Toutes les branches du savoir
De fait, là-bas, les projets abondent. Futuropolis, qui s’est emparé de la géopolitique (Les meilleurs ennemis, 14 000 exemplaires vendus du tome 1) et de l’économie (La survie de l’espèce, 18 000), ne s’arrêtera pas là. "De nombreux auteurs sont intéressés par les sciences, se réjouit son directeur éditorial, Sébastien Gnaedig. Joseph Béhé est en train d’adapter Et l’homme créa les dieux de Pascal Boyer. Et nous développons un scénario avec l’astrophysicien Michel Cassé." Les Arènes enrichit son catalogue BD dans le domaine du savoir avec la biographie du père de l’informatique, Alan Turing, une histoire du christianisme et bientôt une histoire de la sexualité. Chez Delcourt, le best-seller de Marion Montaigne, Tu mourras moins bête, a montré la voie, et les collectifs Axolot sont des succès. "Nous ne faisons pas de la vulgarisation pour faire de la vulgarisation, nous cherchons à raconter des histoires", précise Marion Amirganian, éditrice convaincue par le potentiel de ce segment éditorial. Un projet serait sur les rails, pour 2017 au plus tôt, avec le dessinateur Boulet.

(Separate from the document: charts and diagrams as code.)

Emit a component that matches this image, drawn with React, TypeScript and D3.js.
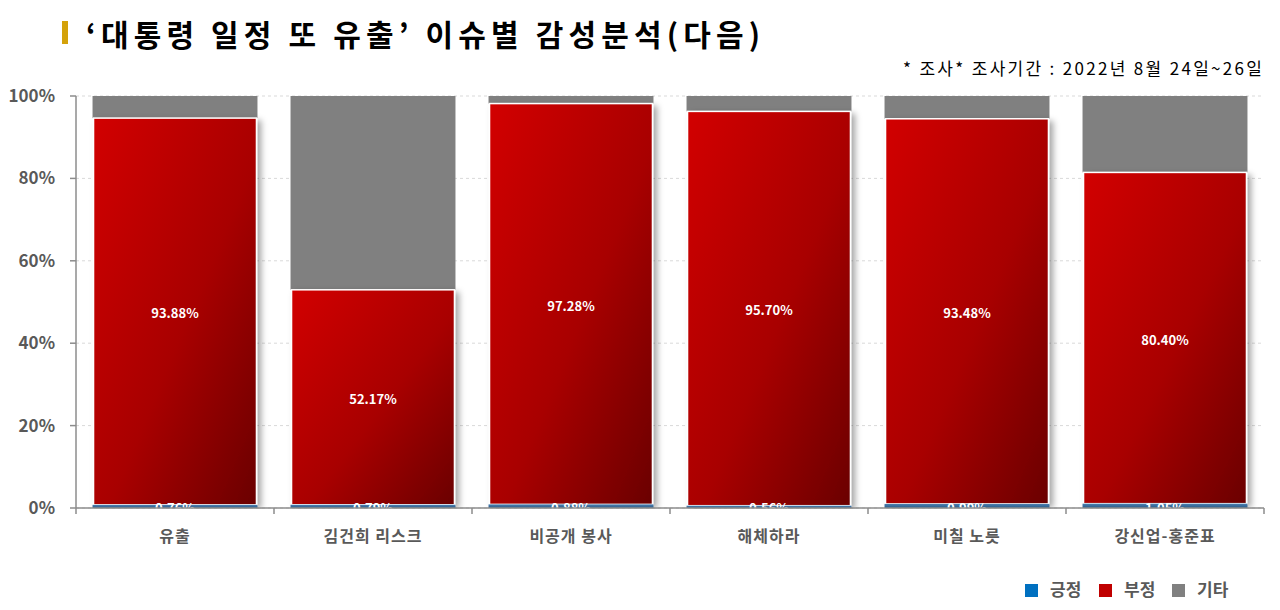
import React from "react";
import * as d3 from "d3";

const categories = ["유출", "김건희 리스크", "비공개 봉사", "해체하라", "미칠 노릇", "강신업-홍준표"];
const positive = [0.76, 0.79, 0.88, 0.56, 0.99, 1.05];
const negative = [93.88, 52.17, 97.28, 95.7, 93.48, 80.4];
const other = [5.36, 47.04, 1.84, 3.74, 5.53, 18.55];
const yTicks = [0, 20, 40, 60, 80, 100];
const seriesNames = ["긍정", "부정", "기타"];
const seriesColors = ["#0070c0", "#c00000", "#808080"];

const W = 1280;
const H = 610;
const left = 76;
const right = 1264;
const top = 96;
const bottom = 508;
const FONT = "'Noto Sans CJK KR', 'Noto Sans', sans-serif";

export default function App() {
  const x = d3.scaleBand<string>().domain(categories).range([left, right]).paddingInner(0.167).paddingOuter(0.0835);
  const y = d3.scaleLinear().domain([0, 100]).range([bottom, top]);
  const bw = x.bandwidth();

  const rows = categories.map((c, i) => ({ c, p: positive[i], n: negative[i], o: other[i] }));

  return (
    <svg width={W} height={H} style={{ position: "absolute", left: 0, top: 0, background: "#fff" }} fontFamily={FONT}>
      <defs>
        <linearGradient id="redGrad" x1="0" y1="0" x2="1" y2="1">
          <stop offset="0%" stopColor="#d20000" />
          <stop offset="55%" stopColor="#a80000" />
          <stop offset="100%" stopColor="#6a0000" />
        </linearGradient>
        <linearGradient id="blueGrad" x1="0" y1="0" x2="0" y2="1">
          <stop offset="0%" stopColor="#4a7fb0" />
          <stop offset="100%" stopColor="#2a5a88" />
        </linearGradient>
        <filter id="shadow" x="-10%" y="-10%" width="130%" height="120%">
          <feDropShadow dx="4" dy="3" stdDeviation="3" floodColor="#000" floodOpacity="0.35" />
        </filter>
      </defs>

      {/* title */}
      <rect x={62} y={21} width={6} height={23} fill="#d4a20a" />
      <text x={86} y={46} fontSize={30} fontWeight={700} fill="#000" textLength={674} lengthAdjust="spacing">
        ‘대통령 일정 또 유출’ 이슈별 감성분석(다음)
      </text>
      <text x={1262} y={75} fontSize={17} fill="#000" textAnchor="end" textLength={359} lengthAdjust="spacing">
        * 조사* 조사기간 : 2022년 8월 24일~26일
      </text>

      {/* gridlines */}
      {yTicks.map((t) => (
        <line key={"g" + t} x1={left} x2={right} y1={y(t)} y2={y(t)} stroke="#d9d9d9" strokeDasharray="3,3" strokeWidth={1} />
      ))}

      {/* bars */}
      {rows.map((r) => {
        const x0 = x(r.c)!;
        return (
          <g key={r.c}>
            <rect x={x0} y={y(r.p + r.n + r.o)} width={bw} height={y(r.p + r.n) - y(r.p + r.n + r.o)} fill="#808080" />
            <rect
              x={x0 + 1}
              y={y(r.p + r.n)}
              width={bw - 2}
              height={y(r.p) - y(r.p + r.n)}
              fill="url(#redGrad)"
              stroke="#ffffff"
              strokeWidth={1.5}
              filter="url(#shadow)"
            />
            <rect x={x0} y={y(r.p)} width={bw} height={y(0) - y(r.p)} fill="url(#blueGrad)" />
            <text
              x={x0 + bw / 2}
              y={(y(r.p) + y(r.p + r.n)) / 2 + 2}
              dy="0.35em"
              textAnchor="middle"
              fontSize={13}
              fontWeight={700}
              fill="#fff"
            >
              {r.n.toFixed(2)}%
            </text>
            <text x={x0 + bw / 2} y={y(0)} dy="0.35em" textAnchor="middle" fontSize={13} fontWeight={700} fill="#fff">
              {r.p.toFixed(2)}%
            </text>
          </g>
        );
      })}

      {/* cover below axis to clip positive labels */}
      <rect x={left} y={bottom + 1} width={right - left + 4} height={12} fill="#fff" />

      {/* y axis */}
      <line x1={left} x2={left} y1={top} y2={bottom} stroke="#8c8c8c" strokeWidth={1.5} />
      {yTicks.map((t) => (
        <g key={"t" + t}>
          <line x1={left - 6} x2={left} y1={y(t)} y2={y(t)} stroke="#8c8c8c" strokeWidth={1.5} />
          <text x={55} y={y(t)} dy="0.35em" textAnchor="end" fontSize={17} fontWeight={700} fill="#595959">
            {t}%
          </text>
        </g>
      ))}

      {/* x axis */}
      <line x1={left} x2={right} y1={bottom} y2={bottom} stroke="#8c8c8c" strokeWidth={1.5} />
      {[left, ...categories.map((c) => x(c)! + bw + (x.step() - bw) / 2)].map((px, i) => (
        <line key={"xt" + i} x1={px} x2={px} y1={bottom} y2={bottom + 6} stroke="#8c8c8c" strokeWidth={1.5} />
      ))}
      {categories.map((c) => (
        <text
          key={"xl" + c}
          x={x(c)! + bw / 2}
          y={536}
          dy="0.35em"
          textAnchor="middle"
          fontSize={16}
          fontWeight={700}
          fill="#595959"
          letterSpacing={1}
        >
          {c}
        </text>
      ))}

      {/* legend */}
      {(() => {
        const items = seriesNames.map((n, i) => ({ n, c: seriesColors[i] }));
        const starts = [1025, 1099, 1172];
        return items.map((it, i) => (
          <g key={it.n}>
            <rect x={starts[i]} y={584} width={13} height={13} fill={it.c} />
            <text x={starts[i] + 25} y={590} dy="0.35em" fontSize={17} fontWeight={700} fill="#595959">
              {it.n}
            </text>
          </g>
        ));
      })()}
    </svg>
  );
}
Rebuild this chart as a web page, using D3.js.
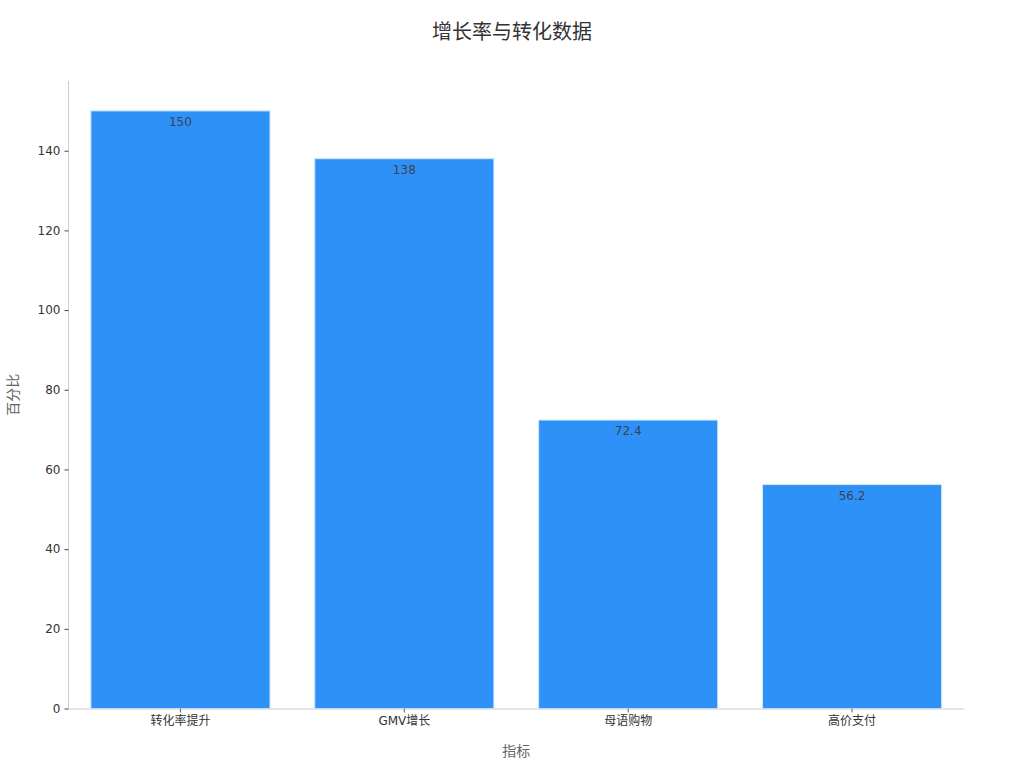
<!DOCTYPE html>
<html>
<head>
<meta charset="utf-8">
<script src="https://cdn.jsdelivr.net/npm/d3@7"></script>
<style>
  body { margin: 0; background: #fff; }
  text { font-family: "DejaVu Sans", "Noto Sans CJK SC", sans-serif; }
</style>
</head>
<body>
<div id="chart"></div>
<script>
// categories and values
const categories = ["转化率提升", "GMV增长", "母语购物", "高价支付"];
const values = [150, 138, 72.4, 56.2];
const yTicks = [0, 20, 40, 60, 80, 100, 120, 140];

const width = 1024, height = 768;
const margin = { top: 81, right: 60, bottom: 59.5, left: 68.5 };

const svg = d3.select("#chart")
    .append("svg")
    .attr("width", width)
    .attr("height", height);

const x = d3.scaleBand()
    .domain(categories)
    .range([margin.left, width - margin.right])
    .paddingInner(0.2)
    .paddingOuter(0.1);

const y = d3.scaleLinear()
    .domain([0, d3.max(values) * 1.05])
    .range([height - margin.bottom, margin.top]);

// bars
svg.selectAll(".bar")
    .data(values)
    .enter()
    .append("rect")
    .attr("class", "bar")
    .attr("x", (d, i) => x(categories[i]))
    .attr("y", d => y(d))
    .attr("width", x.bandwidth())
    .attr("height", d => y(0) - y(d))
    .attr("fill", "#2e91f8")
    .attr("stroke", "#cfe5fd")
    .attr("stroke-width", 1);

// value labels
svg.selectAll(".val")
    .data(values)
    .enter()
    .append("text")
    .attr("x", (d, i) => x(categories[i]) + x.bandwidth() / 2)
    .attr("y", d => y(d) + 15)
    .attr("text-anchor", "middle")
    .attr("font-size", 12)
    .attr("fill", "#3a4150")
    .text(d => d);

// y axis
const yAxis = svg.append("g")
    .attr("transform", `translate(${margin.left},0)`)
    .call(d3.axisLeft(y).tickValues(yTicks).tickSize(4).tickPadding(4).tickSizeOuter(0));
yAxis.select(".domain").attr("stroke", "#cccccc").attr("d", `M0,${y.range()[0]}V${y.range()[1]}`);
yAxis.selectAll(".tick line").attr("stroke", "#444");
yAxis.selectAll(".tick text").attr("font-size", 12).attr("fill", "#333").style("font-family", "DejaVu Sans");

// x axis
const xAxis = svg.append("g")
    .attr("transform", `translate(0,${height - margin.bottom})`)
    .call(d3.axisBottom(x).tickSize(4).tickPadding(4).tickSizeOuter(0));
xAxis.select(".domain").attr("stroke", "#cccccc");
xAxis.selectAll(".tick line").attr("stroke", "#666");
xAxis.selectAll(".tick text").attr("font-size", 12).attr("fill", "#333");

// title
svg.append("text")
    .attr("x", width / 2)
    .attr("y", 39)
    .attr("text-anchor", "middle")
    .attr("font-size", 20)
    .attr("fill", "#333")
    .text("增长率与转化数据");

// axis labels
svg.append("text")
    .attr("x", (margin.left + width - margin.right) / 2)
    .attr("y", 756)
    .attr("text-anchor", "middle")
    .attr("font-size", 14)
    .attr("fill", "#666")
    .text("指标");

svg.append("text")
    .attr("transform", `translate(18,${(margin.top + height - margin.bottom) / 2}) rotate(-90)`)
    .attr("text-anchor", "middle")
    .attr("font-size", 14)
    .attr("fill", "#666")
    .text("百分比");
</script>
</body>
</html>
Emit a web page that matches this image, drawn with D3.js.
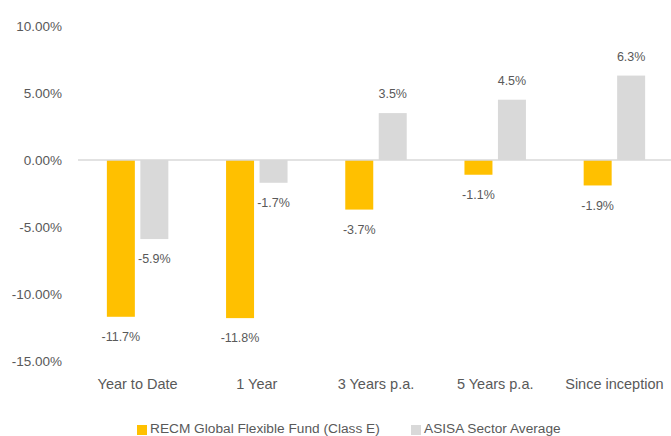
<html>
<head>
<meta charset="utf-8">
<script src="https://cdnjs.cloudflare.com/ajax/libs/d3/7.8.5/d3.min.js"></script>
<style>
  body { margin: 0; background: #fff; }
  svg text { font-family: "Liberation Sans", sans-serif; fill: #595959; }
</style>
</head>
<body>
<div id="chart"></div>
<script>
var categories = ["Year to Date", "1 Year", "3 Years p.a.", "5 Years p.a.", "Since inception"];
var seriesNames = ["RECM Global Flexible Fund (Class E)", "ASISA Sector Average"];
var fundValues = [-11.7, -11.8, -3.7, -1.1, -1.9];
var sectorValues = [-5.9, -1.7, 3.5, 4.5, 6.3];
var yTicks = [-15, -10, -5, 0, 5, 10];
var colors = ["#FFC000", "#D9D9D9"];

var width = 671, height = 436;

var svg = d3.select("#chart").append("svg")
    .attr("width", width)
    .attr("height", height);

var x0 = d3.scaleBand()
    .domain(categories)
    .range([78, 674]);

var x1 = d3.scaleBand()
    .domain(seriesNames)
    .range([0, x0.bandwidth()])
    .paddingInner(0.164)
    .paddingOuter(0.862);

var y = d3.scaleLinear()
    .domain([-15, 10])
    .range([361, 26]);

// y axis labels
var yAxis = svg.append("g")
    .attr("transform", "translate(62,0)")
    .call(d3.axisLeft(y).tickValues(yTicks).tickSize(0).tickPadding(0)
        .tickFormat(function(d) { return d.toFixed(2) + "%"; }));
yAxis.select(".domain").remove();
yAxis.selectAll("text").style("font-size", "13.5px");

var rows = categories.map(function(c, i) {
    return { cat: c, values: [fundValues[i], sectorValues[i]] };
});

var groups = svg.selectAll("g.cat")
    .data(rows)
    .enter().append("g")
    .attr("class", "cat")
    .attr("transform", function(d) { return "translate(" + x0(d.cat) + ",0)"; });

groups.selectAll("rect")
    .data(function(d) { return d.values.map(function(v, j) { return { s: seriesNames[j], v: v, j: j }; }); })
    .enter().append("rect")
    .attr("x", function(d) { return x1(d.s); })
    .attr("width", x1.bandwidth())
    .attr("y", function(d) { return y(Math.max(0, d.v)); })
    .attr("height", function(d) { return Math.abs(y(d.v) - y(0)); })
    .attr("fill", function(d) { return colors[d.j]; });

groups.selectAll("text.val")
    .data(function(d) { return d.values.map(function(v, j) { return { s: seriesNames[j], v: v }; }); })
    .enter().append("text")
    .attr("class", "val")
    .attr("x", function(d) { return x1(d.s) + x1.bandwidth() / 2; })
    .attr("y", function(d) { return d.v < 0 ? y(d.v) + 21 : y(d.v) - 18; })
    .attr("text-anchor", "middle")
    .attr("dominant-baseline", "middle")
    .style("font-size", "12.5px")
    .text(function(d) { return d.v.toFixed(1) + "%"; });

// zero line
svg.append("line")
    .attr("x1", 78).attr("x2", width)
    .attr("y1", y(0)).attr("y2", y(0))
    .attr("stroke", "#D9D9D9")
    .attr("stroke-width", 1.5);

// category labels
svg.append("g").selectAll("text")
    .data(categories)
    .enter().append("text")
    .attr("x", function(d) { return x0(d) + x0.bandwidth() / 2; })
    .attr("y", 385)
    .attr("text-anchor", "middle")
    .attr("dominant-baseline", "middle")
    .style("font-size", "14.5px")
    .text(function(d) { return d; });

// legend
var legendX = [137, 411];
var legend = svg.append("g").selectAll("g")
    .data(seriesNames)
    .enter().append("g")
    .attr("transform", function(d, i) { return "translate(" + legendX[i] + ",429)"; });
legend.append("rect")
    .attr("x", 0).attr("y", -4)
    .attr("width", 10).attr("height", 10)
    .attr("fill", function(d, i) { return colors[i]; });
legend.append("text")
    .attr("x", 13)
    .attr("y", 0)
    .attr("dominant-baseline", "middle")
    .style("font-size", "13.7px")
    .text(function(d) { return d; });
</script>
</body>
</html>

Parallèlement, Casterman a choisi l’option sociologie. Dargaud est ouvert à toutes les branches du savoir. Ses biographies de Freud, Marx ou Einstein signées Corinne Maier et Anne Simon se vendent bien, notamment à l’étranger. Cette année, leur éditrice Pauline Mermet mise sur Le mystère du monde quantique, par le dessinateur Mathieu Burniat et un spécialiste mondial du sujet, Thibault Damour. "Je crois beaucoup à la bande dessinée comme outil de transmission des savoirs, dit-elle. Ce ne sera pas qu’un effet de mode." Pour les éditeurs spécialisés, c’est de toute façon une manière de conquérir un nouveau public.